Le festival lui-même verra défiler des stars du jazz et une légende, au sens strict. Bill Frisell, guitariste, fait partie de cette cohorte. Il sera présent le dernier samedi. Deux pianistes illustrent un jazz d’aujourd’hui avec toutes ses composantes, ses mémoires : Brad Mehldau et Fred Hersch. Jan Garbarek, saxophoniste phare de ECM – le label de Manfred Eicher -, alliant héritage de Coltrane et les traditions de l’Europe du Nord retrouvera un de ses vieux complices Trilok Gurtu et son instrument alliant caisse claire, cymbales de batterie avec les percussions indiennes, comme une rencontre de cultures bien de notre temps qui devrait être capable de conjurer tous les risques d’enfermement actuels.
Deux hommages marqueront cette 43e édition. A Claude Nougaro – une création – avec rien de moins de 20 musiciens dont André Minvielle, Thomas de Pourquery qui fut en résidence à Coutances et Marion Rampal en résidence pour trois ans.

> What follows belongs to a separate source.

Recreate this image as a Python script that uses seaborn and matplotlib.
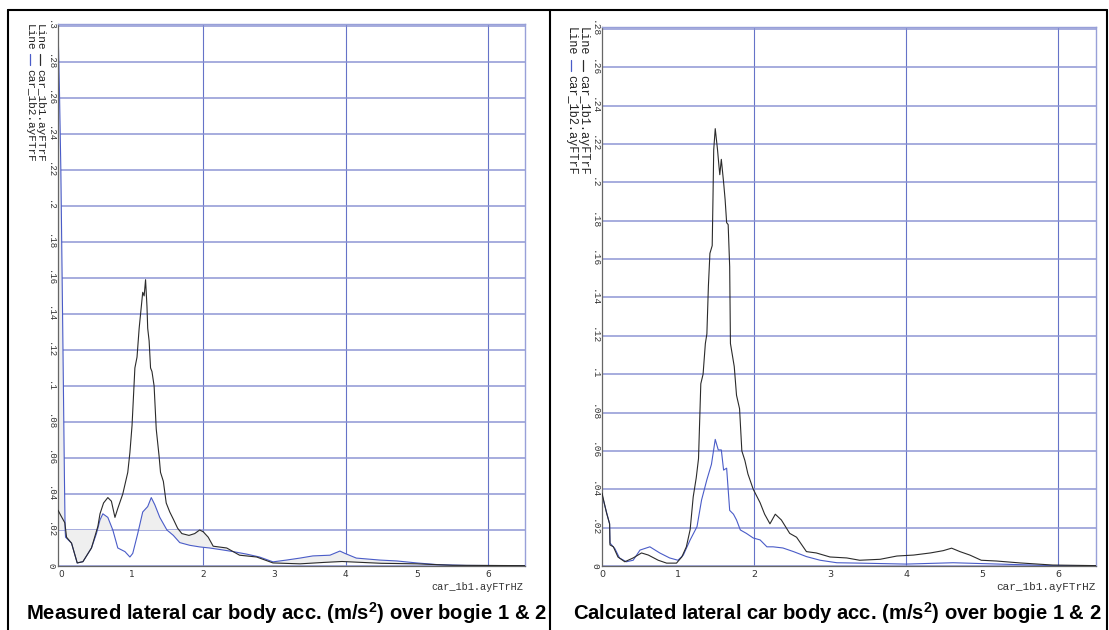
import numpy as np
import pandas as pd
import seaborn as sns
import matplotlib.pyplot as plt
from matplotlib.lines import Line2D

# measured spectra (left panel), frequency in Hz, acceleration in m/s^2
meas_x_1b1 = [-0.04, 0.0, 0.056, 0.08, 0.15, 0.23, 0.31, 0.43, 0.52, 0.55, 0.60, 0.66, 0.71,
              0.76, 0.80, 0.87, 0.94, 0.97, 1.00, 1.04, 1.07, 1.10, 1.15, 1.17, 1.19, 1.21,
              1.22, 1.24, 1.26, 1.28, 1.31, 1.34, 1.38, 1.40, 1.44, 1.48, 1.53, 1.58, 1.64,
              1.70, 1.80, 1.88, 1.95, 2.00, 2.07, 2.14, 2.33, 2.51, 2.75, 2.98, 3.36, 3.70,
              3.95, 4.50, 5.00, 5.50, 6.52]
meas_y_1b1 = [0.031, 0.028, 0.024, 0.016, 0.0127, 0.0017, 0.0024, 0.010, 0.022, 0.029, 0.035,
              0.038, 0.036, 0.027, 0.032, 0.040, 0.052, 0.063, 0.078, 0.110, 0.116, 0.132,
              0.152, 0.150, 0.159, 0.144, 0.132, 0.125, 0.110, 0.108, 0.100, 0.076, 0.061,
              0.052, 0.047, 0.035, 0.030, 0.026, 0.021, 0.018, 0.017, 0.018, 0.020, 0.019,
              0.016, 0.011, 0.010, 0.006, 0.005, 0.0017, 0.0012, 0.002, 0.0025, 0.0015,
              0.0012, 0.0004, 0.0002]
meas_x_1b2 = [-0.04, -0.02, 0.0, 0.03, 0.05, 0.06, 0.066, 0.15, 0.23, 0.31, 0.43, 0.50, 0.55,
              0.59, 0.66, 0.73, 0.80, 0.90, 0.97, 1.01, 1.08, 1.15, 1.22, 1.27, 1.32, 1.39,
              1.49, 1.58, 1.67, 1.81, 1.95, 2.09, 2.26, 2.42, 2.61, 2.79, 2.98, 3.17, 3.36,
              3.54, 3.78, 3.92, 3.99, 4.15, 4.48, 4.72, 5.00, 5.28, 5.70, 6.52]
meas_y_1b2 = [0.300, 0.265, 0.220, 0.120, 0.050, 0.020, 0.016, 0.0127, 0.0017, 0.0024, 0.010,
              0.018, 0.0256, 0.029, 0.027, 0.020, 0.010, 0.008, 0.005, 0.007, 0.018, 0.030,
              0.033, 0.038, 0.034, 0.027, 0.020, 0.017, 0.013, 0.0115, 0.0106, 0.010, 0.009,
              0.008, 0.0066, 0.005, 0.0023, 0.0033, 0.0044, 0.0056, 0.006, 0.0083, 0.007,
              0.0044, 0.0033, 0.0028, 0.0017, 0.0008, 0.0003, 0.0002]

# calculated spectra (right panel)
calc_x_1b1 = [0.0, 0.06, 0.10, 0.105, 0.15, 0.21, 0.30, 0.41, 0.52, 0.61, 0.74, 0.85, 0.98,
              1.05, 1.11, 1.16, 1.20, 1.24, 1.27, 1.30, 1.33, 1.36, 1.38, 1.40, 1.42, 1.45,
              1.46, 1.47, 1.49, 1.52, 1.54, 1.55, 1.57, 1.60, 1.62, 1.64, 1.66, 1.68, 1.69,
              1.74, 1.77, 1.81, 1.84, 1.88, 1.92, 1.99, 2.08, 2.14, 2.21, 2.28, 2.36, 2.47,
              2.56, 2.69, 2.82, 3.00, 3.22, 3.39, 3.66, 3.88, 4.10, 4.32, 4.49, 4.60, 4.71,
              4.84, 4.99, 5.19, 5.50, 5.93, 6.50]
calc_y_1b1 = [0.038, 0.0276, 0.022, 0.011, 0.010, 0.0047, 0.0022, 0.0042, 0.0068, 0.0057,
              0.003, 0.0015, 0.0015, 0.0047, 0.010, 0.019, 0.036, 0.046, 0.056, 0.095, 0.100,
              0.116, 0.121, 0.146, 0.163, 0.167, 0.191, 0.217, 0.228, 0.217, 0.208, 0.204,
              0.212, 0.200, 0.191, 0.179, 0.178, 0.156, 0.116, 0.104, 0.089, 0.082, 0.060,
              0.055, 0.048, 0.040, 0.033, 0.027, 0.022, 0.027, 0.024, 0.017, 0.015, 0.0075,
              0.0068, 0.0047, 0.0042, 0.003, 0.0035, 0.0052, 0.0057, 0.0068, 0.008, 0.0093,
              0.0075, 0.0057, 0.003, 0.0026, 0.0016, 0.0005, 0.0002]
calc_x_1b2 = [0.0, 0.10, 0.105, 0.17, 0.23, 0.32, 0.41, 0.50, 0.63, 0.76, 0.89, 1.00, 1.07,
              1.16, 1.25, 1.31, 1.38, 1.44, 1.49, 1.53, 1.57, 1.60, 1.64, 1.68, 1.73, 1.77,
              1.82, 1.90, 1.99, 2.08, 2.17, 2.25, 2.38, 2.52, 2.69, 2.87, 3.09, 3.39, 4.00,
              4.62, 5.05, 5.93, 6.50]
calc_y_1b2 = [0.037, 0.022, 0.012, 0.009, 0.0042, 0.0022, 0.003, 0.0083, 0.010, 0.0068,
              0.0042, 0.003, 0.0057, 0.0136, 0.0205, 0.0344, 0.045, 0.053, 0.066, 0.0605,
              0.0605, 0.050, 0.051, 0.029, 0.027, 0.024, 0.0188, 0.017, 0.0146, 0.0136,
              0.010, 0.010, 0.0094, 0.0075, 0.0049, 0.003, 0.0017, 0.0015, 0.0010, 0.0017,
              0.0012, 0.0002, 0.0001]

x_ticks = [0, 1, 2, 3, 4, 5, 6]
x_grid = [2, 4, 6]
y_ticks_meas = np.round(np.arange(0, 0.301, 0.02), 2)
y_ticks_calc = np.round(np.arange(0, 0.281, 0.02), 2)
series_names = ['car_1b1.ayFTrF', 'car_1b2.ayFTrF']
x_name = 'car_1b1.ayFTrHZ'
captions = ['Measured lateral car body acc. (m/s$^{\\mathbf{2}}$) over bogie 1 & 2',
            'Calculated lateral car body acc. (m/s$^{\\mathbf{2}}$) over bogie 1 & 2']

BLACK = '#2b2b2b'
BLUE = '#4a5cc8'
GRID = '#8790d2'
VGRID = '#6573c8'

sns.set_style('white')
plt.rcParams['font.family'] = ['Liberation Sans', 'DejaVu Sans']
plt.rcParams['mathtext.fontset'] = 'custom'
plt.rcParams['mathtext.bf'] = 'Liberation Sans:bold'
plt.rcParams['mathtext.rm'] = 'Liberation Sans'

W, H = 1109, 630
fig = plt.figure(figsize=(W / 100, H / 100), dpi=100)
ax1 = fig.add_axes([58 / W, 64 / H, 467 / W, 542 / H])
ax2 = fig.add_axes([602 / W, 64 / H, 494 / W, 539 / H])


def tick_fmt(v):
    return '0' if v == 0 else ('%g' % v).lstrip('0')


def style_axes(ax, xlim, ylim, yticks, fs):
    ax.set_xlim(*xlim)
    ax.set_ylim(*ylim)
    ax.set_yticks(yticks)
    ax.set_yticklabels([tick_fmt(v) for v in yticks], rotation=-90,
                       family='Liberation Mono', fontsize=fs, va='center')
    ax.set_xticks(x_ticks)
    ax.set_xticklabels([str(v) for v in x_ticks], family='DejaVu Sans', fontsize=fs)
    ax.set_xticks(np.arange(0.5, 6.6, 1.0), minor=True)
    ax.tick_params(axis='y', length=0, pad=2, colors='#333333')
    ax.tick_params(axis='x', which='both', direction='in', length=3, pad=3,
                   color='#777777', labelcolor='#333333')
    ax.yaxis.grid(True, color=GRID, lw=1.3, alpha=0.8)
    ax.xaxis.grid(False)
    ax.vlines(x_grid, 0, 1, transform=ax.get_xaxis_transform(),
              colors=VGRID, lw=0.8, zorder=0.5)
    for s in ['left', 'bottom']:
        ax.spines[s].set_color('#666666')
        ax.spines[s].set_linewidth(0.9)
    for s in ['top', 'right']:
        ax.spines[s].set_color('#98a0d8')
        ax.spines[s].set_linewidth(1.0)
    ax.set_xlabel('')
    ax.set_ylabel('')


# left panel: measured
df_m1 = pd.DataFrame({'f': meas_x_1b1, 'a': meas_y_1b1})
df_m2 = pd.DataFrame({'f': meas_x_1b2, 'a': meas_y_1b2})
sns.lineplot(data=df_m1, x='f', y='a', ax=ax1, color=BLACK, lw=0.8, estimator=None, zorder=3)
sns.lineplot(data=df_m2, x='f', y='a', ax=ax1, color=BLUE, lw=0.8, estimator=None, zorder=2)
style_axes(ax1, (-0.04, 6.52), (0, 0.301), y_ticks_meas, 6.5)

# light shading between the measured curves
xs = np.union1d(meas_x_1b1, meas_x_1b2)
b1 = np.interp(xs, meas_x_1b1, meas_y_1b1)
b2 = np.interp(xs, meas_x_1b2, meas_y_1b2)
edge = np.where(xs < 0.57, 0.02, np.minimum(b1, 0.02))
shade = (xs < 0.57) | (b2 > 0.02) | (xs > 1.45)
ax1.fill_between(xs, b2, edge, where=shade, color='#efefef', lw=0,
                 edgecolor='none', zorder=1)

# right panel: calculated
df_c1 = pd.DataFrame({'f': calc_x_1b1, 'a': calc_y_1b1})
df_c2 = pd.DataFrame({'f': calc_x_1b2, 'a': calc_y_1b2})
sns.lineplot(data=df_c1, x='f', y='a', ax=ax2, color=BLACK, lw=0.8, estimator=None, zorder=3)
sns.lineplot(data=df_c2, x='f', y='a', ax=ax2, color=BLUE, lw=0.8, estimator=None, zorder=2)
style_axes(ax2, (0, 6.5), (0, 0.281), y_ticks_calc, 6.8)

# x names
ax1.text(0.996, -0.039, x_name, transform=ax1.transAxes, ha='right', va='center',
         family='Liberation Mono', fontsize=7.4, color='#333333')
ax2.text(1.0, -0.039, x_name, transform=ax2.transAxes, ha='right', va='center',
         family='Liberation Mono', fontsize=7.9, color='#333333')


# rotated legends
def legend_col(px, top, dash, name_top, name, color, fs):
    fig.text(px / W, 1 - top / H, 'Line', rotation=-90, ha='center', va='top',
             family='Liberation Mono', fontsize=fs, color='#222222')
    fig.add_artist(Line2D([px / W, px / W], [1 - dash[0] / H, 1 - dash[1] / H],
                          color=color, lw=0.9, transform=fig.transFigure))
    fig.text(px / W, 1 - name_top / H, name, rotation=-90, ha='center', va='top',
             family='Liberation Mono', fontsize=fs, color='#222222')


legend_col(40, 24, (54, 65), 69, series_names[0], BLACK, 8.0)
legend_col(30, 24, (54, 65), 69, series_names[1], BLUE, 8.0)
legend_col(583, 27, (60, 71), 75, series_names[0], BLACK, 8.6)
legend_col(571, 27, (60, 71), 75, series_names[1], BLUE, 8.6)

# captions
fig.text(286 / W, 1 - 613 / H, captions[0], ha='center', va='center',
         fontsize=14.6, fontweight='bold', color='black')
fig.text(837 / W, 1 - 613 / H, captions[1], ha='center', va='center',
         fontsize=14.6, fontweight='bold', color='black')

# frame lines around the two panels
for fx, fy in [([8, 8], [10, H + 5]), ([8, 1107], [10, 10]),
               ([550, 550], [10, H + 5]), ([1107, 1107], [10, H + 5])]:
    fig.add_artist(Line2D([v / W for v in fx], [1 - v / H for v in fy],
                          color='black', lw=1.5, transform=fig.transFigure))

fig.savefig('out.png', dpi=100)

Elle propose sa propre création « Oizel + Invités ». A Nina Simone, qui vint à Coutances, par la vocaliste Kareen Guiock-Thuram qui revendique Sarah Vaughan – dont on fête le centenaire – et George Benson notamment comme influences.
Comme à l’habitude la soirée blues du mardi en concurrence sérieuse avec la création du tromboniste Robinson Khoury, deuxième artiste en résidence, qui propose de rechercher nouvelles directions dans la rencontre entre ses racines libanaises, les musiques arabes et l’électronique. Une affaire à suivre. Dimanche, le 5 mai, jour des fanfares – et des jeux – pour, en famille ou pas, venir se déhancher en rythme pour retrouver une des origines du jazz en redonnant à la rue son aura de convivialité.
Le festival n’oublie pas ses découvertes dont le saxophoniste Baptiste Herbin ici en compagnie de Nicolas Gardel ou la saxophoniste Céline Bonacina. Leila Olivesi, pianiste, Vincent Courtois violoncelliste et beaucoup d’autres permettront de forger des images dont certaines feront partie des souvenirs.
Il aura commencé le samedi 4 mai avec Addis Abeba Surf Club, un groupe français qui rappelle que le jazz éthiopien existe incarné notamment par Mulatu Astatke, saxophoniste ; André Manoukian, Harold Lopez-Nussa, le batteur Makaya McCraven à découvrir, Un panorama des musiques d’aujourd’hui avec toutes ses composantes, arméniennes et cubaines.
Nicolas Béniès
Jazz sous les Pommiers du 4 au 11 mai, jazzsouslespommiers.com
Mention spéciale
Pour le 80e anniversaire du débarquement
Le dernier samedi, le 11, une conférence, gratuite, aux Unelles à 17h30, que j’animerai, sur « 1944, le jazz débarque » en deux temps. Le jazz débarque dans nos souvenirs en forme de fête folle que fut la Libération avec la musique de Glenn Miller – « In The Mood » comme indicatif, dans l’ambiance – et les V-discs – les disques de la Victoire – transportés par les GIs, d’un jazz qui s’évanouit dans les brumes d’une époque qui s’achève. Le souvenir disait Blanchot suppose une part d’oubli. C’est le cas. L’oubli, une réaction logique des populations face à un énorme traumatisme, a jeté hors de la mémoire la période de l’Occupation. Elle fut pourtant porteuse de nouveau pour le jazz en France. Ce sera le deuxième temps : le jazz débarqué de nos mémoires… Avec illustrations musicales.
Juste avant, un orchestre de jeunes musicien.ne.s aura rendu hommage à Duke Ellington qui, pendant toute la durée de la guerre s’était produit au Carnegie Hall créant une suite, « Black, Brown and Beige », restée sans suite sauf la première partie.
Nicolas Béniès
« Le souffle de la liberté, 1944 le jazz débarque », Nicolas Béniès, réédité en poche, C&F éditions.